ReVeLeVeR is a revisitation of the Kongo Astronauts’ series Lusanga “ex: Leverville” (2015), located at the site of the Unilever palm oil plantation in modern-day Lusanga. After King Leopold’s overthrow, in 1911, the Belgian government partnered with Lever Brothers (later Unilver) for the extraction of the palm oil needed to make Sunlight soap and other products. Lever Brothers’ headquarters and main manufacturing plants were located in a model city called Port Sunlight, near Liverpool. In an attempt at enlightened, progressive capitalism, Port Sunlight’s workers had neat rows of suburban houses, schools, and health care, structured leisure activities, and internal rules to promote an ideal society built on middle-class values. The challenge to transport this model to the Congo and there to gain access to unlimited supplies of palm oil led to the establishment of the town Leverville, at the confluence of the Kwenge and Kwilu Rivers.

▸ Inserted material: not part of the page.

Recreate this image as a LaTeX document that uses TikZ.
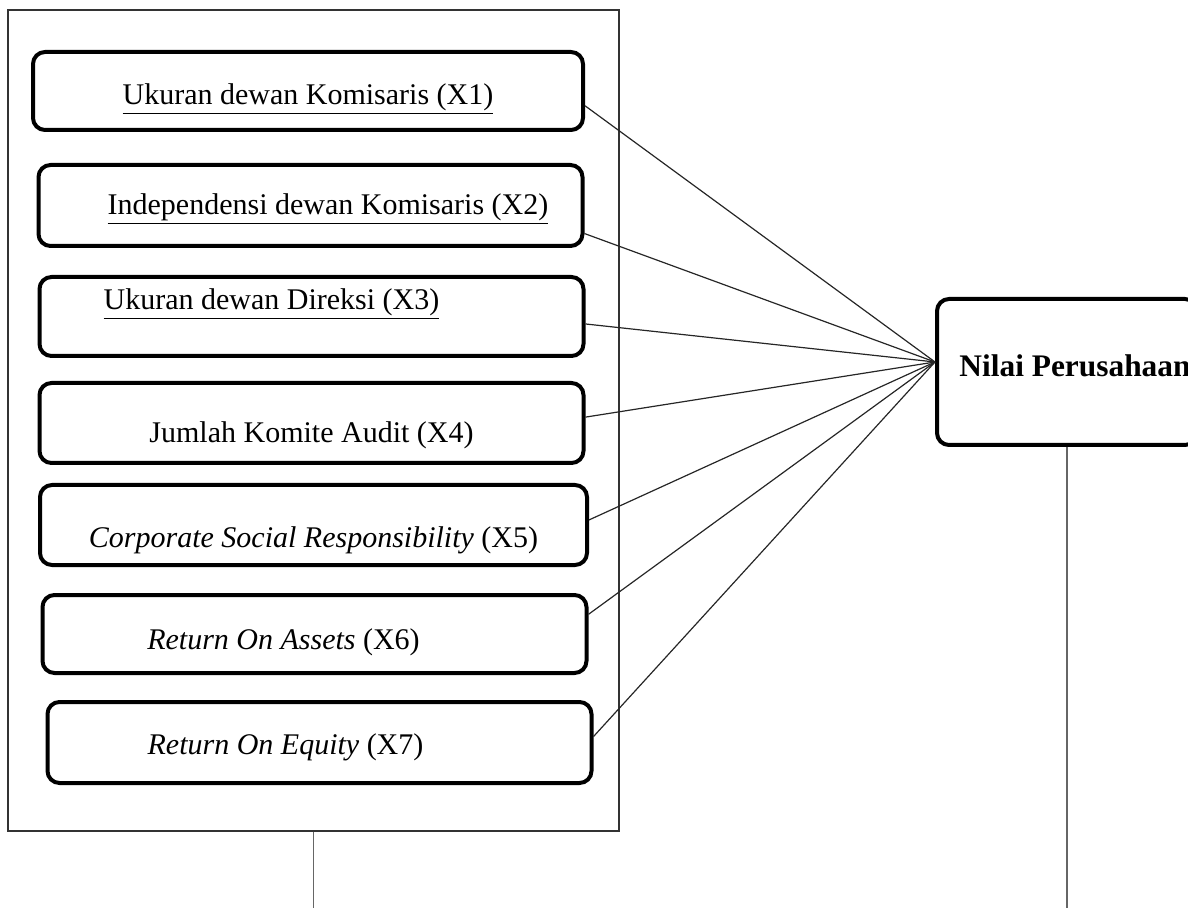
\documentclass[tikz,border=0pt]{standalone}
\usepackage{fontspec}
\setmainfont{Liberation Serif}
\usepackage{tikz}
\usetikzlibrary{calc}
\newcommand{\lowertext}[2]{\raisebox{-#1}[\height][\depth]{#2}}

\begin{document}
\begin{tikzpicture}[x=0.5pt,y=-0.5pt,
  every node/.style={font=\fontsize{15pt}{18pt}\selectfont,align=center,inner sep=0pt},
  var/.style={draw=black,line width=2pt,rounded corners=6pt,minimum width=272pt,minimum height=40pt},
  frame/.style={draw=black!80,line width=0.8pt,minimum width=305.5pt,minimum height=410.5pt},
  link/.style={draw=black!85,line width=0.6pt},
  stub/.style={draw=black!60,line width=0.8pt}]
\useasboundingbox (0,0) rectangle (1188,908);
\clip (0,0) rectangle (1188,908);
\node[frame] (panel) at (313.5,420.5) {};
\node[var,minimum width=275pt,minimum height=39pt] (x1) at (308,91) {\lowertext{4pt}{\underline{Ukuran dewan Komisaris (X1)}}};
\node[var,minimum height=40.5pt] (x2) at (310.5,205.5) {\lowertext{2pt}{\hspace*{17.5pt}\underline{Independensi dewan Komisaris (X2)}}};
\node[var,minimum height=39.5pt] (x3) at (311.5,316.5) {\lowertext{-6pt}{\underline{Ukuran dewan Direksi (X3)}\hspace*{40pt}}};
\node[var] (x4) at (311.5,423) {\lowertext{6pt}{Jumlah Komite Audit (X4)}};
\node[var,minimum width=273.5pt] (x5) at (313.5,525) {\lowertext{7.5pt}{\textit{Corporate Social Responsibility} (X5)}};
\node[var,minimum height=39pt] (x6) at (314.5,634) {\lowertext{4pt}{\textit{Return On Assets} (X6)\hspace*{31pt}}};
\node[var,minimum height=40.5pt] (x7) at (319.5,742.5) {\lowertext{2.5pt}{\textit{Return On Equity} (X7)\hspace*{34pt}}};
\node[var,minimum width=130pt,minimum height=73pt,font=\fontsize{15.7pt}{18pt}\selectfont\bfseries] (nilai) at (1067,372) {\lowertext{-3pt}{\hspace*{8pt}Nilai Perusahaan}};
\coordinate (hub) at ($(nilai.west)+(0,-10)$);
\foreach \i/\f in {1/.32,2/.17,3/.41,4/.57,5/.56,6/.74,7/.57}
  \draw[link] ($(x\i.south east)!\f!(x\i.north east)$) -- (hub);
\coordinate (endL) at (312,908);
\coordinate (endR) at (1067,908);
\draw[stub] (panel.south) -- (panel.south |- endL);
\draw[stub] (nilai.south) -- (endR);
\end{tikzpicture}
\end{document}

“ReVeLeVeR” is a palindrome combining la “rêve” (the dream) and “Lever,” and recalls historical violence and extractivism, which includes the exploitation of natural resources—minerals such coltan and cobalt used in electrical components that adorn the Spacewalker suits featured in these performative images—as well as the problematics of colonial plantations and forced labor. Le reve (ReVe) is the “dream” that Lever Brothers (now Unilever) implanted in the minds of Congolese in order to exploit them. As Éléonore Hellio of Kongo Astronauts states, “The issue of extractivism is at the heart of our concerns; extractivism operates as much on humans as it does on nature.” From 50 billion euros-worth of raw material extracted from Congo, the Congolese people receive in return 50 million tons of waste electronic equipment. Ironically, over the years, Unilever has been an arts benefactor but embedded in this “philanthropy” is its fraught history of industrial and colonial systemic violence.
The artists were inspired by Malcolm Ferdinand’s Decolonial Ecology: Thinking from the Caribbean World, which outlines a “decolonial ecology” that views “protecting the environment together with the political struggles against (post)colonial domination, structural racism, and misogynistic practices.”Kongo Astronauts has been engaging with the descendants of Unilever plantation workers during the past ten years, sharing ideas around the past to project an Afrofuturist vision for Congo. Some members of the Congolese Plantation Art League have featured in Congo Astronaut’s art films and in this photographic series.